Planning Board member Lee Pratt said the development has the potential of adding 242 school children, and resident Gary Wane of Crestwood Drive said those students would attend Village School. According to School Superintendent Heather Perry earlier this year, the elementary school has a capacity for 415 students and enrollment hit 435 last year with 466 students expected this year.

But Planning Board member George Fox said the panel cannot address schools or traffic on South Street.

Planning Board Chairman Edward Zelmanow said the town’s comprehensive plan has identified the area for high density growth. “We want to manage growth,” Zelmanow said. “We can’t stop it.”

No vote was taken Monday.

In other action, an amendment proposed by Bramblewood LLC to the Glenwater Subdivision off Grove Street that would increase the number of dwelling units in Cottage Court from 10 to 18 was tabled after the board learned of a town neighbor notification glitch.

In a large turnout of neighbors, one resident said she didn’t know about the expansion proposal until Saturday.

Penny Howard of Grove Street asked to have the item removed from a consent agenda and opened up for more discussion. The Planning Board re-opened a public hearing.

After some discussion that included the impact of the proposed expansion on property values and traffic, abutter Robert Berks of Glenwood Avenue, pointing to notification issues, asked the Planning Board to table the matter.

“I’m shocked neighbors didn’t get adequate notification,” said developer Greg McCormack of Bramblewood.

The Planning Board on motion of member Molly Butler Bailey and seconded by Pratt voted 6-0 (Mike Richman absent) to table the request until September.

For a six-lot development, Harrison Lane, off Libby Avenue proposed by Robert Hamblen, the Planning Board granted a preliminary approval 6-0. The development would be served by public water and there was no public comment.

A pre-application discussion for a 16-unit condominium development at 136 South St., proposed by Plowman Development Group LLC drew neighborhood opposition although Town Planner Tom Poirier said no decision would come in Monday’s meeting. Concerns about that project included buffering, safety of children walking to schools, stormwater runoff water  and speeding on South Street.

Carolyn Dahms of Spruce Lane was concerned about wildlife and “crazy” traffic. “When is enough enough on South Street,” Dahms asked.

In another South Street proposal, the Planning Board tabled a pre-application discussion for Douglas Woods II, a 14-lot subdivision at 346 South St. proposed by Dana Lampron LLC. The proposal appears to hinge on approval of Douglas Woods I, proposed by developer Susan Duchaine of Design Dwellings.

Duchaine’s proposal was postponed last month when the Planning Board questioned whether the project would comply with the town’s comprehensive plan.
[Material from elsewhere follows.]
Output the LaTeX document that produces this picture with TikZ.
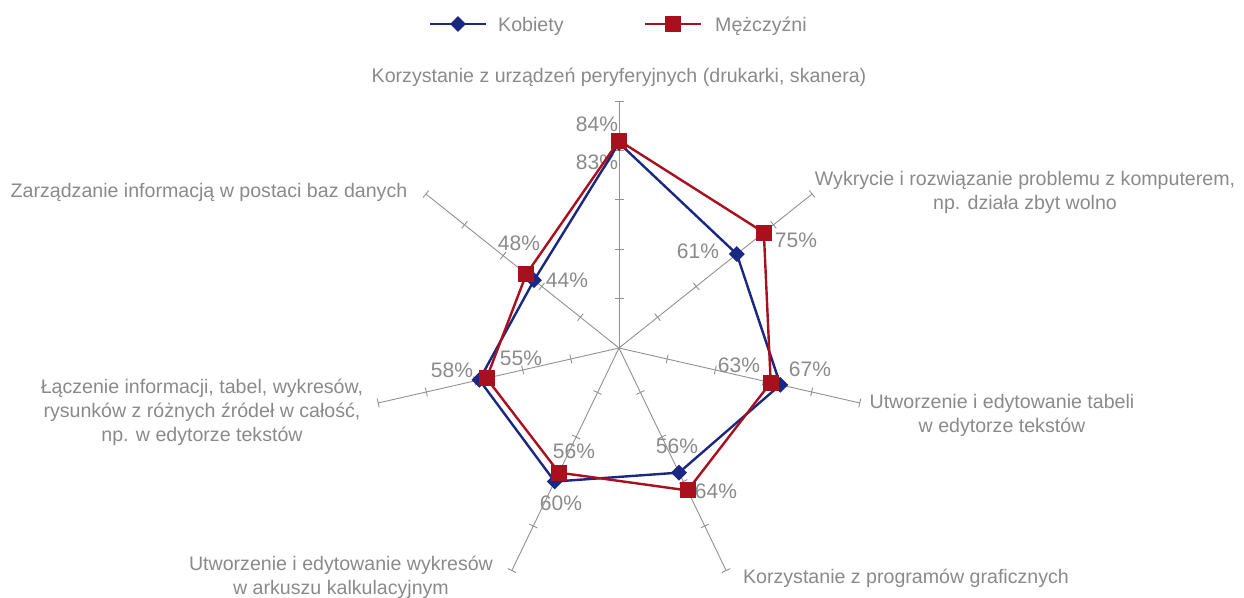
\documentclass[tikz,border=0pt]{standalone}
\usepackage{fontspec}
\setmainfont{Liberation Sans}
\usetikzlibrary{shapes.geometric}
\definecolor{kob}{RGB}{27,40,130}
\definecolor{mez}{RGB}{168,16,30}
\definecolor{axisgray}{RGB}{145,145,145}
\definecolor{txtgray}{RGB}{138,138,138}
\begin{document}
\begin{tikzpicture}[x=1pt,y=1pt,
  axisline/.style={draw=axisgray,line width=0.9pt},
  lbl/.style={text=txtgray,font=\fontsize{19.6}{24}\selectfont,align=center,inner sep=0pt},
  pct/.style={text=txtgray,font=\fontsize{21}{25}\selectfont,inner sep=0pt},
  kline/.style={draw=kob,line width=2.4pt,line join=miter},
  mline/.style={draw=mez,line width=2.4pt,line join=miter},
  kmark/.style={diamond,fill=kob,inner sep=0pt,minimum size=16pt},
  mmark/.style={rectangle,fill=mez,inner sep=0pt,minimum size=16pt}]
\useasboundingbox (-619,-249) rectangle (625,348);
\coordinate (c) at (0,0);
% axes with ticks
\foreach \i in {0,...,6}{
  \pgfmathsetmacro{\a}{90-\i*360/7}
  \coordinate (ax\i) at (\a:247);
  \draw[axisline] (c) -- (ax\i);
  \foreach \k in {1,...,5}{
    \draw[axisline,rotate=\a] (\k*49.4,-4.5) -- (\k*49.4,4.5);
  }
}
% axis labels
\node[lbl] (l0) at (0,271) {Korzystanie z urządzeń peryferyjnych (drukarki, skanera)};
\node[lbl] (l1) at (406,156) {Wykrycie i rozwiązanie problemu z komputerem,\\np. działa zbyt wolno};
\node[lbl] (l2) at (383,-67) {Utworzenie i edytowanie tabeli\\w edytorze tekstów};
\node[lbl] (l3) at (287,-230) {Korzystanie z programów graficznych};
\node[lbl] (l4) at (-278,-229) {Utworzenie i edytowanie wykresów\\w arkuszu kalkulacyjnym};
\node[lbl] (l5) at (-417,-64) {Łączenie informacji, tabel, wykresów,\\rysunków z różnych źródeł w całość,\\np. w edytorze tekstów};
\node[lbl] (l6) at (-410,156) {Zarządzanie informacją w postaci baz danych};
% percent labels
\node[pct] (p84) at (-22,224) {84\%};
\node[pct] (p83) at (-22,186) {83\%};
\node[pct] (p61) at (79,97) {61\%};
\node[pct] (p75) at (177,108) {75\%};
\node[pct] (p63) at (120,-17) {63\%};
\node[pct] (p67) at (191,-21) {67\%};
\node[pct] (p56a) at (58,-98) {56\%};
\node[pct] (p64) at (97,-143) {64\%};
\node[pct] (p56b) at (-45,-103) {56\%};
\node[pct] (p60) at (-58,-155) {60\%};
\node[pct] (p58) at (-167,-22) {58\%};
\node[pct] (p55) at (-98,-10) {55\%};
\node[pct] (p48) at (-100,105) {48\%};
\node[pct] (p44) at (-52,68) {44\%};
% data points
\coordinate (k0) at ({90}:{0.83*247});
\coordinate (k1) at ({90-360/7}:{0.61*247});
\coordinate (k2) at ({90-2*360/7}:{0.67*247});
\coordinate (k3) at ({90-3*360/7}:{0.56*247});
\coordinate (k4) at ({90-4*360/7}:{0.60*247});
\coordinate (k5) at ({90-5*360/7}:{0.58*247});
\coordinate (k6) at ({90-6*360/7}:{0.44*247});
\coordinate (m0) at ({90}:{0.84*247});
\coordinate (m1) at ({90-360/7}:{0.75*247});
\coordinate (m2) at ({90-2*360/7}:{0.63*247});
\coordinate (m3) at ({90-3*360/7}:{0.64*247});
\coordinate (m4) at ({90-4*360/7}:{0.56*247});
\coordinate (m5) at ({90-5*360/7}:{0.55*247});
\coordinate (m6) at ({90-6*360/7}:{0.48*247});
\draw[kline] (k0) -- (k1) -- (k2) -- (k3) -- (k4) -- (k5) -- (k6) -- cycle;
\draw[mline] (m0) -- (m1) -- (m2) -- (m3) -- (m4) -- (m5) -- (m6) -- cycle;
\foreach \i in {0,...,6}{
  \node[kmark] (K\i) at (k\i) {};
}
\foreach \i in {0,...,6}{
  \node[mmark] (M\i) at (m\i) {};
}
% legend
\coordinate (lk1) at (-189,324);
\coordinate (lk2) at (-133,324);
\draw[kline,line width=2.6pt] (lk1) -- (lk2);
\node[kmark] (lkm) at (-161,324) {};
\node[lbl,anchor=west] (lkt) at (-121,322) {Kobiety};
\coordinate (lm1) at (26,324);
\coordinate (lm2) at (82,324);
\draw[mline,line width=2.6pt] (lm1) -- (lm2);
\node[mmark] (lmm) at (54,324) {};
\node[lbl,anchor=west] (lmt) at (96,322) {Mężczyźni};
\end{tikzpicture}
\end{document}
The Planning Board likely will have its lawyer at its Sept. 17 meeting, when the discussion continues.

At  Tuesday’s Town Council meeting, Gorham Residents for Responsible Growth, aired concerns about the impact of rapid development in town. In requesting a development moratorium, Lowell said, “Developers are collecting millions on the backs of taxpayers,” Lowell said.
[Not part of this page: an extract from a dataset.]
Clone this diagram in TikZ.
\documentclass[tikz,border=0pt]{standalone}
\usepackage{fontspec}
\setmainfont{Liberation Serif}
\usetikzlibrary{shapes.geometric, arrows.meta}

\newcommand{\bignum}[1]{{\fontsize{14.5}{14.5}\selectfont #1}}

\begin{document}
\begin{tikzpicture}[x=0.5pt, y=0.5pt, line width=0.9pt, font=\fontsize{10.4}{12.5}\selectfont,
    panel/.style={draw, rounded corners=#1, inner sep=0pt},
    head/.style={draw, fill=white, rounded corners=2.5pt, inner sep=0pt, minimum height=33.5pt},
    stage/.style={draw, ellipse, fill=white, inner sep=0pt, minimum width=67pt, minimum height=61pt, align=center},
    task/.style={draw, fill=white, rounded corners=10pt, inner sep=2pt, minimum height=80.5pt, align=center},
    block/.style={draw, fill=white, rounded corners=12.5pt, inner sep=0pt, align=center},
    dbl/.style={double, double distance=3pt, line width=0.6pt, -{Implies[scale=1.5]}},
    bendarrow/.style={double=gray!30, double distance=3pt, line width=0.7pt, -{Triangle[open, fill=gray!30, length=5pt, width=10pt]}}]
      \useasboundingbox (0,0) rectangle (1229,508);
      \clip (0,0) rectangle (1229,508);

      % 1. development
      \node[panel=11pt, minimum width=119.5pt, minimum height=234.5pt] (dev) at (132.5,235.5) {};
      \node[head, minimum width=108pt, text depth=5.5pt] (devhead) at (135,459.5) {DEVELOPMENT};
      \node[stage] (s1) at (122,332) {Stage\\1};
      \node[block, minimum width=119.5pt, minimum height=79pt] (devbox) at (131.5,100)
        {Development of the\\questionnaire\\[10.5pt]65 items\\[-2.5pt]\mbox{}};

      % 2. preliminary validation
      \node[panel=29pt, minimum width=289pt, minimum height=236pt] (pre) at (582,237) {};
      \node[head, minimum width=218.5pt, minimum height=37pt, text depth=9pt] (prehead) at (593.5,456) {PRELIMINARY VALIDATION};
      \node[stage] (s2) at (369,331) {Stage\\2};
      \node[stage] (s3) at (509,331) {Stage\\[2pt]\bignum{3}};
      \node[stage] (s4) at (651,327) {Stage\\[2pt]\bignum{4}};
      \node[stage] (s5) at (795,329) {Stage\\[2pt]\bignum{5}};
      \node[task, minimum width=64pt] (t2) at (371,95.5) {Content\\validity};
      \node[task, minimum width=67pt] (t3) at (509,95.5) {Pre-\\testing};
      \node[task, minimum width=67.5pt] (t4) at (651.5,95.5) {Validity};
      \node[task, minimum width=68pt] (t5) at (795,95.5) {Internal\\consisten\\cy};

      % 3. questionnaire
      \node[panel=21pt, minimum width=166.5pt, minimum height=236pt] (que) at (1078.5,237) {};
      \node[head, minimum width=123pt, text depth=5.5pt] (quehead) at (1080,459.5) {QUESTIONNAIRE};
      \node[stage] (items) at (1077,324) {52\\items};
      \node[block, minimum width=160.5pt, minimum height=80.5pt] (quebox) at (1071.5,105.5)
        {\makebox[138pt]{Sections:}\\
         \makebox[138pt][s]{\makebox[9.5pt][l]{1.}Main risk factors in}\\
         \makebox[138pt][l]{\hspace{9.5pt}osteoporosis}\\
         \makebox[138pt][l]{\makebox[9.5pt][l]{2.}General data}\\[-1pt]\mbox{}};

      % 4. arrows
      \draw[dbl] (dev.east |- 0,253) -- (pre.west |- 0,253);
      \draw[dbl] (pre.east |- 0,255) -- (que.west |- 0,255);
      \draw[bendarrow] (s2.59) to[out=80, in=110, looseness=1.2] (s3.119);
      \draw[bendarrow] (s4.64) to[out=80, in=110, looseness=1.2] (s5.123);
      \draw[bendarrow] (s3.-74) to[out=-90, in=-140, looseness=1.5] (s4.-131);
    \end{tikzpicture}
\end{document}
Her husband, William Messer, urged moderation in development.

The citizens group distributed flyers outlining its concerns that include public safety, affordable taxes, quality education, traffic management and responsive relationships with local government.

Resident Jim Means said he’s pleased to see citizens involved and urged them to run for office. “Talking to these people won’t do you a bit of good,” Means said publicly.

The group has a Facebook page and organizers say it has 200 followers. Ingrid Semle of Crestwood Drive, helped form the group. The movement is in its “infancy,” Semle said following Tuesday’s meeting.

But, Mederick Black of Mahlon Avenue, a resident for 53 years, praised the town’s comprehensive plan that he believes will work. “Gorham has been one of the fastest growing communities for decades,” Black said.